-- START OF Record set --

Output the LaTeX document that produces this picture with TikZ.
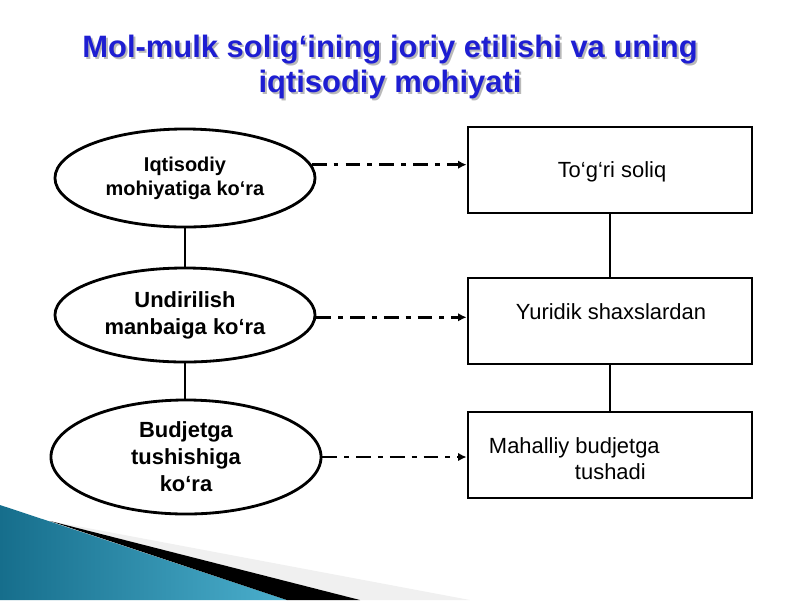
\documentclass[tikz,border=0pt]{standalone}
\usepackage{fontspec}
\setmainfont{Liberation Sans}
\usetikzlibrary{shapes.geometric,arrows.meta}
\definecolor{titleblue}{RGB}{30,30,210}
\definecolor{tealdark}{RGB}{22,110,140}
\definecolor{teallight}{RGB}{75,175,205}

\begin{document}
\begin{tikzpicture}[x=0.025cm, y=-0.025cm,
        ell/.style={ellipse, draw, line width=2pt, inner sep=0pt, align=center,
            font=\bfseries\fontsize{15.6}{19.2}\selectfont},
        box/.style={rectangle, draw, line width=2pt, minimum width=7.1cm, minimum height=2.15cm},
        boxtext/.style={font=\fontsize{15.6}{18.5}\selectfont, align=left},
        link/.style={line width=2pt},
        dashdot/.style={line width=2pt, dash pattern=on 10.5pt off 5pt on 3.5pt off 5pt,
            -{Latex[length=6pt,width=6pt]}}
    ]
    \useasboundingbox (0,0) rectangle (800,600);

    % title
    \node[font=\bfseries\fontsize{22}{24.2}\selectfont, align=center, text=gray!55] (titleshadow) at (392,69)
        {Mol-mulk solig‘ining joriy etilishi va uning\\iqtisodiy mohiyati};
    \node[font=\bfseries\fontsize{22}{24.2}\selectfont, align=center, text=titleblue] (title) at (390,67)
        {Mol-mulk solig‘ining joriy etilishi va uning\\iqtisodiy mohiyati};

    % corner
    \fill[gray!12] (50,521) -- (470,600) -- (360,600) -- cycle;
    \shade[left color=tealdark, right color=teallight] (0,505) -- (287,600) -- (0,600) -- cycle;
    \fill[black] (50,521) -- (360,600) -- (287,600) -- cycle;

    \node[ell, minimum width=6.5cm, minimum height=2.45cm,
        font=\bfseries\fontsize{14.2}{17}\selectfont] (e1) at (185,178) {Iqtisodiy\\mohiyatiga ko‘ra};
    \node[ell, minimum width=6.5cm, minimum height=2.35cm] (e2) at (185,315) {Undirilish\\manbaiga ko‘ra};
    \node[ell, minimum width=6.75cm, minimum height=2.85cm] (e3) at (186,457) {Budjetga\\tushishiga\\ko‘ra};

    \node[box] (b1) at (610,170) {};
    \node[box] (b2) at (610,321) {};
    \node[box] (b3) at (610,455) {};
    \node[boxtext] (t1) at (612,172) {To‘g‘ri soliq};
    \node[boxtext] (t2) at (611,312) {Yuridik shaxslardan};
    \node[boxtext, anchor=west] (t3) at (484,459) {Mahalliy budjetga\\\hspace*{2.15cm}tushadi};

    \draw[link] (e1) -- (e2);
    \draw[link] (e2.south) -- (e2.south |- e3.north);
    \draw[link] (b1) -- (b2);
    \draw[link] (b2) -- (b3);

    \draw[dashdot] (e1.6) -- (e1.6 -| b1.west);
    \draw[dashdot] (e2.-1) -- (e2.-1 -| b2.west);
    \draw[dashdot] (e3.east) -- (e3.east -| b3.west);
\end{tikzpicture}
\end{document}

-- END OF Record set --
-- START OF Record set --

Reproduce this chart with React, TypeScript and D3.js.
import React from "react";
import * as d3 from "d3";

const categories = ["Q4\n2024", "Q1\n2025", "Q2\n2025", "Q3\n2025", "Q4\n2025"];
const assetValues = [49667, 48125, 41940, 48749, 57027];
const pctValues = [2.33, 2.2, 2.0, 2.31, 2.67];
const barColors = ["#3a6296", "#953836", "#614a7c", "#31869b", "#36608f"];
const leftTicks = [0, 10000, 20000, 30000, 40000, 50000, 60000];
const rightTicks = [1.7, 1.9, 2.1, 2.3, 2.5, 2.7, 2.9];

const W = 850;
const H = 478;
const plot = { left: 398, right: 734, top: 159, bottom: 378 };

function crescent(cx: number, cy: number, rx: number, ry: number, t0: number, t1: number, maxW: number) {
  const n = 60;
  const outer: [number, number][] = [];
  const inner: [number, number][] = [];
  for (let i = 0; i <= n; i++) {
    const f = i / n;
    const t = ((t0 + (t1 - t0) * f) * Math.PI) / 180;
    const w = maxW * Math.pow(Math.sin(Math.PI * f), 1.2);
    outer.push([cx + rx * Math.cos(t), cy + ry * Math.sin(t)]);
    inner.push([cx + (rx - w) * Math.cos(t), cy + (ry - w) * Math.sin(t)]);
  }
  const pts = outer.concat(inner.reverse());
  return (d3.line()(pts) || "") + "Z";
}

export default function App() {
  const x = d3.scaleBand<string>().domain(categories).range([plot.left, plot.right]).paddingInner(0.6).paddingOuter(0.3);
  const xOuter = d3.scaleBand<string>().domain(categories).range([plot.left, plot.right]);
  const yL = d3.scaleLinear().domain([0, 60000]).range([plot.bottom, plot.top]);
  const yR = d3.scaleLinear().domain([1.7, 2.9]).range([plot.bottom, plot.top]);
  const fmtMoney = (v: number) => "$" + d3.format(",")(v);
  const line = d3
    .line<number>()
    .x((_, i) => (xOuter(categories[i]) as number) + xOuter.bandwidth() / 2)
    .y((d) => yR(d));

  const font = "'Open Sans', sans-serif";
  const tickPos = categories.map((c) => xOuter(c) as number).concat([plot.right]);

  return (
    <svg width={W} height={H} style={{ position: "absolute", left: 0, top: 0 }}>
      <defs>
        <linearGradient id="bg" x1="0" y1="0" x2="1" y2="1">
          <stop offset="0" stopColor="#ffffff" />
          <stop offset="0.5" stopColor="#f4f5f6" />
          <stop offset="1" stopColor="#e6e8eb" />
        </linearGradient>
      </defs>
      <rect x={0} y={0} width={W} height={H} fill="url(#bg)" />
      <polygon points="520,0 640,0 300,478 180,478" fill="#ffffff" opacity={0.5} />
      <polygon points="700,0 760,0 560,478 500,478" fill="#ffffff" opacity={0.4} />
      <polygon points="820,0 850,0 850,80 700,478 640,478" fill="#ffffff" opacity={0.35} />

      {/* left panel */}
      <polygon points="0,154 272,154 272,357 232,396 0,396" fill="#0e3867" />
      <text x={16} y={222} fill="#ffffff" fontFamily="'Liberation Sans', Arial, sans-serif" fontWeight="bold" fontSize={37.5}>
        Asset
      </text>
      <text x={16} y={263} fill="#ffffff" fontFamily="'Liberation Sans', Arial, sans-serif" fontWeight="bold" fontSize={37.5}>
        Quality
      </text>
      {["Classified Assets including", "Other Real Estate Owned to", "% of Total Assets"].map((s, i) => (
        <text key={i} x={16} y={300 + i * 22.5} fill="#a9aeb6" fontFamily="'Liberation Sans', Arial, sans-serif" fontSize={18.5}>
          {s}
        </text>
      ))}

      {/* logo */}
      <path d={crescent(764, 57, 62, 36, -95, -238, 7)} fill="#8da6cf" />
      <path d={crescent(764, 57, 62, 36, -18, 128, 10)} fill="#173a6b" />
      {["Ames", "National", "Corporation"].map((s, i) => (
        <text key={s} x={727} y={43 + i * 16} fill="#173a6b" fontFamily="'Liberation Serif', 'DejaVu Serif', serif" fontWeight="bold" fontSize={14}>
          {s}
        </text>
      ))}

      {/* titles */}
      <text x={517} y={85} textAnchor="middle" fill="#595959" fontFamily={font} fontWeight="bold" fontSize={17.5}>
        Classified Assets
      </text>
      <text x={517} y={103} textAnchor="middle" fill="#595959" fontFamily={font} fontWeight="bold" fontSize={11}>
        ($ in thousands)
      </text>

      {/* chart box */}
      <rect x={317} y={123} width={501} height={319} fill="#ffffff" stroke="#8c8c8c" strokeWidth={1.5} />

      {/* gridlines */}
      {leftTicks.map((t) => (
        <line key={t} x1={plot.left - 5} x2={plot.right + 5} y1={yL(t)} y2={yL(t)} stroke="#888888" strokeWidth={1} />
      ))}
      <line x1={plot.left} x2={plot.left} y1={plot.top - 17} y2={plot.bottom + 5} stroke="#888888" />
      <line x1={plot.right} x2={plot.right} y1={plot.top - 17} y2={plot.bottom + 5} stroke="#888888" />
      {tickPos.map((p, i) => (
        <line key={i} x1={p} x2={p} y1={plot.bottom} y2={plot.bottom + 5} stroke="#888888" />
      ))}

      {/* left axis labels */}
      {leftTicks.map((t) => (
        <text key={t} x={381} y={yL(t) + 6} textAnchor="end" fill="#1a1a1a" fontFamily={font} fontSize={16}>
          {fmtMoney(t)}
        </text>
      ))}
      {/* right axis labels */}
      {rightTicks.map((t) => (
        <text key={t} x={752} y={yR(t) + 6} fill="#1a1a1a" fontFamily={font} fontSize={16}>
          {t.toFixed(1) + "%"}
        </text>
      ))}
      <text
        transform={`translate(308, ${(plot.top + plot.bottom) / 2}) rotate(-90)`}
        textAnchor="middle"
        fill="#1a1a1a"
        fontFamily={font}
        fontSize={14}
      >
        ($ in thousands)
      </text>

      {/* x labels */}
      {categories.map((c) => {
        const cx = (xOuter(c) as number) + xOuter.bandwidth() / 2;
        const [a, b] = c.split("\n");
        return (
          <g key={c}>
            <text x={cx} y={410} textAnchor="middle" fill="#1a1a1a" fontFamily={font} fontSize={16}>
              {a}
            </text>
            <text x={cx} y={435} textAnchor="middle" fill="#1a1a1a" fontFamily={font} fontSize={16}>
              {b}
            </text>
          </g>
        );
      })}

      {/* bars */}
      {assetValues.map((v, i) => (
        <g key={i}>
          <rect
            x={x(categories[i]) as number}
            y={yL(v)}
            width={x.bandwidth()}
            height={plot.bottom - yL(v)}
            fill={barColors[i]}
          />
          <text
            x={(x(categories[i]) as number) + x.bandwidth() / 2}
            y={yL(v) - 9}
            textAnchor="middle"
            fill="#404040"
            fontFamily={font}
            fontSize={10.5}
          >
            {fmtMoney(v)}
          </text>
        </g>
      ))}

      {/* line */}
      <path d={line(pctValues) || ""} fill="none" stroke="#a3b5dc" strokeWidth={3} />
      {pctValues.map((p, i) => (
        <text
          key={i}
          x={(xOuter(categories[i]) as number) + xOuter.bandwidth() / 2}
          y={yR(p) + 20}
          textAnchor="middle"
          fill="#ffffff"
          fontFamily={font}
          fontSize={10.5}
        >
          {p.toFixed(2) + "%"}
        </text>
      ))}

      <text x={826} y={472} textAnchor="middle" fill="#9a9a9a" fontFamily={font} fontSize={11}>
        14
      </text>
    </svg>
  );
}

-- END OF Record set --

What to work on: Display every line of the listing that contains the string "with".

Result for this exercise:
Output the LaTeX document that produces this picture with TikZ.
Reproduce this chart with React, TypeScript and D3.js.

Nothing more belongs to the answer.